The federal government should also find ways to enable independent research funding into the issue to ensure the integrity of the work, the report said.

“Comprehensive and independent research is vital to ensure that future sports people and their families do not have to experience the anguish and suffering that current and former generations have faced,” the committee said.

The inquiry was established in December last year in the wake of increasing public concern, including reporting by Guardian Australia, about sporting organisations’ management of player head injuries and the large and growing body of scientific evidence showing links between repeated exposure to head injury in contact sports and neurodegenerative disease.

The inquiry heard from many people who experienced long-term and ongoing effects of traumatic brain injury, including harrowing testimony from people with family members who were found to have had chronic traumatic encephalopathy (CTE), the debilitating neurodegenerative disease caused by repeated head trauma.

There was clear evidence of a causal link between repeated head trauma and concussions and subsequent neurodegenerative diseases such as CTE, the committee said. While there remained some questions about the degree of exposure required to trigger such neurological decline, “these questions should not be used to undermine the fundamental nature of that link”, and it was imperative that governments and sporting bodies acted immediately with precautionary, preventative measures.

It was “unsatisfactory and inequitable” that professional players were excluded from workers’ compensation schemes, the committee said, and recommended that state and territory governments explore how to include sportspeople in their schemes.

No-fault insurance arrangements were not part of the recommendations, despite the report recognising the need for players to be insured for head injury, and considerable time during hearings spent discussing the necessity of it.

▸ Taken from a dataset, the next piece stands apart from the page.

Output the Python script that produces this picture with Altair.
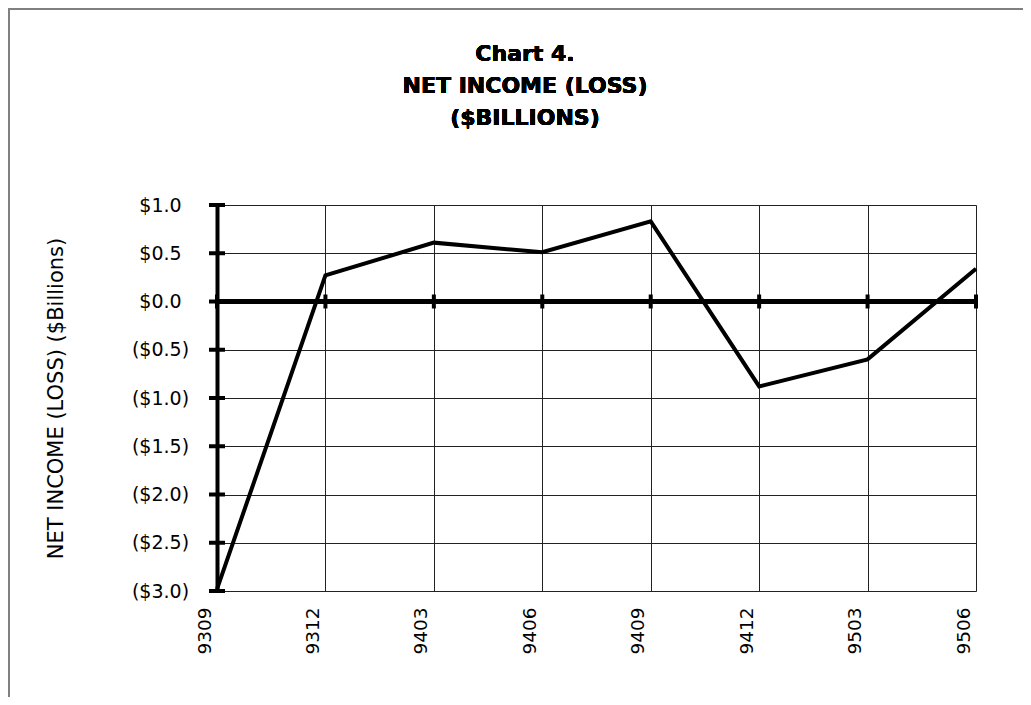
import altair as alt
import pandas as pd

periods = ["9309", "9312", "9403", "9406", "9409", "9412", "9503", "9506"]
net_income = [-2.98, 0.27, 0.61, 0.51, 0.83, -0.88, -0.60, 0.34]
y_ticks = [-3.0, -2.5, -2.0, -1.5, -1.0, -0.5, 0.0, 0.5, 1.0]
title_lines = ["Chart 4.", "NET INCOME (LOSS)", "($BILLIONS)"]
y_title = "NET INCOME (LOSS) ($Billions)"

FONT = "DejaVu Sans"

df = pd.DataFrame({"period": periods, "value": net_income})
yt_df = pd.DataFrame({"period": [periods[0]] * len(y_ticks), "value": y_ticks})
zero_df = pd.DataFrame({"period": periods, "value": [0.0] * len(periods)})

x_scale = alt.Scale(type="point", padding=0, domain=periods)
y_scale = alt.Scale(domain=[-3, 1], nice=False, zero=False)

label_expr = ("datum.value < 0 ? '($' + format(-datum.value, '.1f') + ')' "
              ": '$' + format(datum.value, '.1f')")

x_axis = alt.Axis(title=None, labelAngle=270, labelFontSize=18.5, labelFont=FONT,
                  labelColor="black", labelPadding=16, labelOffset=-13,
                  ticks=False, tickSize=0, domain=False, grid=True,
                  gridColor="#222222", gridWidth=1)
y_axis = alt.Axis(values=y_ticks, labelExpr=label_expr, labelAlign="center",
                  labelBaseline="middle", labelPadding=57, labelFontSize=19,
                  labelFont=FONT, labelColor="black", ticks=False, tickSize=0,
                  domain=True, domainColor="black", domainWidth=4,
                  grid=True, gridColor="#222222", gridWidth=1,
                  title=y_title, titleFont=FONT, titleFontSize=21,
                  titleFontWeight="normal", titleColor="black",
                  titleAngle=270, titleAlign="center", titleBaseline="alphabetic",
                  titleX=-155, titleY=193)

x_enc = alt.X("period:O", scale=x_scale, sort=periods, axis=x_axis)
y_enc = alt.Y("value:Q", scale=y_scale, axis=y_axis)

frame = alt.Chart(df).mark_rect(fillOpacity=0, stroke="#808080", strokeWidth=2).encode(
    x=alt.value(-208), x2=alt.value(1200), y=alt.value(-196), y2=alt.value(1200)
)

title = alt.Chart(df).mark_text(font=FONT, fontSize=22, fontWeight="bold", color="black",
                                align="center", baseline="alphabetic", lineHeight=32).encode(
    text=alt.value(title_lines), x=alt.value(308), y=alt.value(-144)
)

line = alt.Chart(df).mark_line(color="black", strokeWidth=4, strokeJoin="miter").encode(
    x=x_enc, y=y_enc
)

zero_rule = alt.Chart(zero_df).mark_rule(color="black", strokeWidth=4).encode(
    y=alt.Y("value:Q", scale=y_scale, axis=y_axis)
)

zero_ticks = alt.Chart(zero_df).mark_tick(color="black", orient="vertical", size=14,
                                          thickness=4, opacity=1).encode(
    x=x_enc, y=y_enc
)

y_tick_marks = alt.Chart(yt_df).mark_tick(color="black", orient="horizontal", size=16,
                                          thickness=4, opacity=1).encode(
    x=x_enc, y=y_enc
)

chart = alt.layer(frame, title, zero_rule, zero_ticks, y_tick_marks, line).properties(
    width=759,
    height=386,
    autosize=alt.AutoSizeParams(type="none"),
    padding={"left": 209, "top": 197, "right": 47, "bottom": 106},
).configure_view(stroke=None).configure(background="white")

chart.save("out.html", embed_options={"renderer": "svg", "actions": False})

Rice said she was “personally disappointed” that the committee did not make this recommendation.

“The Greens would support the development of a no-fault insurance scheme for sports injuries. For many in our community, dealing with concussions is too late – we have work to do to protect future harm across the country.”

Rice said she hoped the federal government took the report seriously and would move quickly to implement the recommendations.

“Many of the recommendations are couched in terms of recommending that the government ‘consider’ taking action,” she said. “I urge the government to move beyond considering and to urgently take the concrete actions that we have raised.”

Concussion experts and scientists responded overwhelmingly positively to the committee’s findings on Wednesday.

Sarah Hellewell, senior research fellow in neurotrauma at Curtin University, said the recommendations were “important for the future of concussion research in Australia, and will go a long way to support our understanding of the long-term effects of traumatic brain injury.”

Prof Hendry Brodaty at UNSW Sydney’s Centre for Healthy Brain Ageing, said the recommendations in the report were “excellent”. “As a specialist who has run a memory clinic for almost 40 years, I am acutely aware of this issue and have seen many football players with dementia, other neurological conditions and psychiatric problems in late life which is tragic for them and their families,” he said.

La Trobe’s Prof Alan Pearce, research manager at the Australian Sports Brain Bank, who gave evidence to the committee, praised the report but echoed Rice’s concerns regarding the language the recommendations were couched in.

“The inquiry report is thorough and I commend the committee for synthesising so many points of view,” Pearce said. “The recommendations certainly acknowledge the science on the causal links between repetitive head trauma and CTE, but some lack the forcefulness needed to reduce the risk of long term brain disease.”